Without the pictures, print the lines running from the beginning of the material to the line containing "const yTicks = [500, 1000, 1500, 2000, 2500, 3000];", both ends included.

**** Source excerpt

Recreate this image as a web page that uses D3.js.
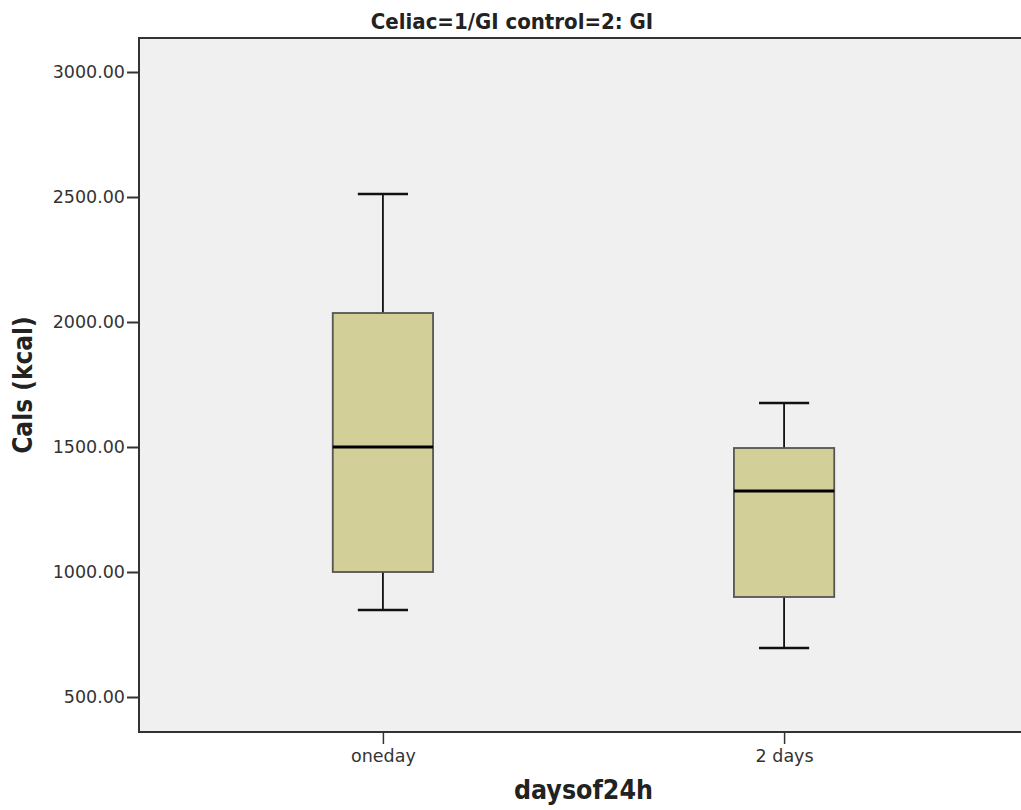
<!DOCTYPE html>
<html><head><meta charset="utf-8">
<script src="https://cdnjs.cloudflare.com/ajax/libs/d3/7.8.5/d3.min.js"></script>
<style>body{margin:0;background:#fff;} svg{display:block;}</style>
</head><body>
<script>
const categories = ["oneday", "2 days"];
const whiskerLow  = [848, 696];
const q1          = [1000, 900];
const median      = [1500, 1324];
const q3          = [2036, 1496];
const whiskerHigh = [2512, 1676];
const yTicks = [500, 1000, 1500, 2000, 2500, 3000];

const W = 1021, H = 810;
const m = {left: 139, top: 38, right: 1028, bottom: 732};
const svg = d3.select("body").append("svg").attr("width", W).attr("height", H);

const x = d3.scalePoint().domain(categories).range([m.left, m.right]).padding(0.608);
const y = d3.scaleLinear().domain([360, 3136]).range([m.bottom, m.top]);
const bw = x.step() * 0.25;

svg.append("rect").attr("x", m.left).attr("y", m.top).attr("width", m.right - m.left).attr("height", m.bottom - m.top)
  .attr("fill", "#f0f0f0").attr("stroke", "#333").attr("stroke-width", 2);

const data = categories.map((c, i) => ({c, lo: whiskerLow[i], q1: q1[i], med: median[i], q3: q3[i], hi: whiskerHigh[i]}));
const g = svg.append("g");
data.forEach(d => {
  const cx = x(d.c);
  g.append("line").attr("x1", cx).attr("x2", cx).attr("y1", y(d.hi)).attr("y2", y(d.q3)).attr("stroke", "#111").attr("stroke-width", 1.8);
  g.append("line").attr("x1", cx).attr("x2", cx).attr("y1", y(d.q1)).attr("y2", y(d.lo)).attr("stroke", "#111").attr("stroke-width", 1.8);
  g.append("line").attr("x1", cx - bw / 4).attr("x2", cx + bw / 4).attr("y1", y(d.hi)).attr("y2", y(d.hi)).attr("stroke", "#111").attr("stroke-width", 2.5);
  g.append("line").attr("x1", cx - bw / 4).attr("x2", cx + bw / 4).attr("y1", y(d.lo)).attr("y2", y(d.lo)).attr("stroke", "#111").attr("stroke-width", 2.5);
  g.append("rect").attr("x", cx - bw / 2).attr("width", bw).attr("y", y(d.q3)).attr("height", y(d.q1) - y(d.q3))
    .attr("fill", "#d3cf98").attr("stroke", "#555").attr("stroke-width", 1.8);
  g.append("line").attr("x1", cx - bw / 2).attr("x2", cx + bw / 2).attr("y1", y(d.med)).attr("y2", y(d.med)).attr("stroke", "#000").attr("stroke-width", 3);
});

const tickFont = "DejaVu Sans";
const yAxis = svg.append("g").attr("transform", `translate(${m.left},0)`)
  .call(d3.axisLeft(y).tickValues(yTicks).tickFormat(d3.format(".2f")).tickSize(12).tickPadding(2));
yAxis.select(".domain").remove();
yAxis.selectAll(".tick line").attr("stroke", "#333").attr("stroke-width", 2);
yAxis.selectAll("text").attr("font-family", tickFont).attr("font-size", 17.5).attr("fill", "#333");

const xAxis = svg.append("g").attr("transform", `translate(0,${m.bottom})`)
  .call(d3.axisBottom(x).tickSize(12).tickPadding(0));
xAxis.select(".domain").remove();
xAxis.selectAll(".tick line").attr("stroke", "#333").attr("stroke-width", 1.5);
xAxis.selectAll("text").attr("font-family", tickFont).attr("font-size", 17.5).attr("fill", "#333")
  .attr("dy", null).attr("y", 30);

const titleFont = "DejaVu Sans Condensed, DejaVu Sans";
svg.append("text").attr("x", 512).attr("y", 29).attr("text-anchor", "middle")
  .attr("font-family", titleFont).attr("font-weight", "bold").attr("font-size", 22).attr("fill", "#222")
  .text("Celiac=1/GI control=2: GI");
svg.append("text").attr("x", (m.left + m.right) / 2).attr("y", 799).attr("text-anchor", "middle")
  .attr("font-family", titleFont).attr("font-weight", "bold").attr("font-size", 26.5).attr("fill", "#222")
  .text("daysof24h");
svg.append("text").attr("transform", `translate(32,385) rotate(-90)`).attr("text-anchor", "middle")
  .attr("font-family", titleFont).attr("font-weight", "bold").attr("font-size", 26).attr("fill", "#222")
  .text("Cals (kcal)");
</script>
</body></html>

********

> [Result]
Recreate this image as a web page that uses D3.js.
<!DOCTYPE html>
<html><head><meta charset="utf-8">
<script src="https://cdnjs.cloudflare.com/ajax/libs/d3/7.8.5/d3.min.js"></script>
<style>body{margin:0;background:#fff;} svg{display:block;}</style>
</head><body>
<script>
const categories = ["oneday", "2 days"];
const whiskerLow  = [848, 696];
const q1          = [1000, 900];
const median      = [1500, 1324];
const q3          = [2036, 1496];
const whiskerHigh = [2512, 1676];
const yTicks = [500, 1000, 1500, 2000, 2500, 3000];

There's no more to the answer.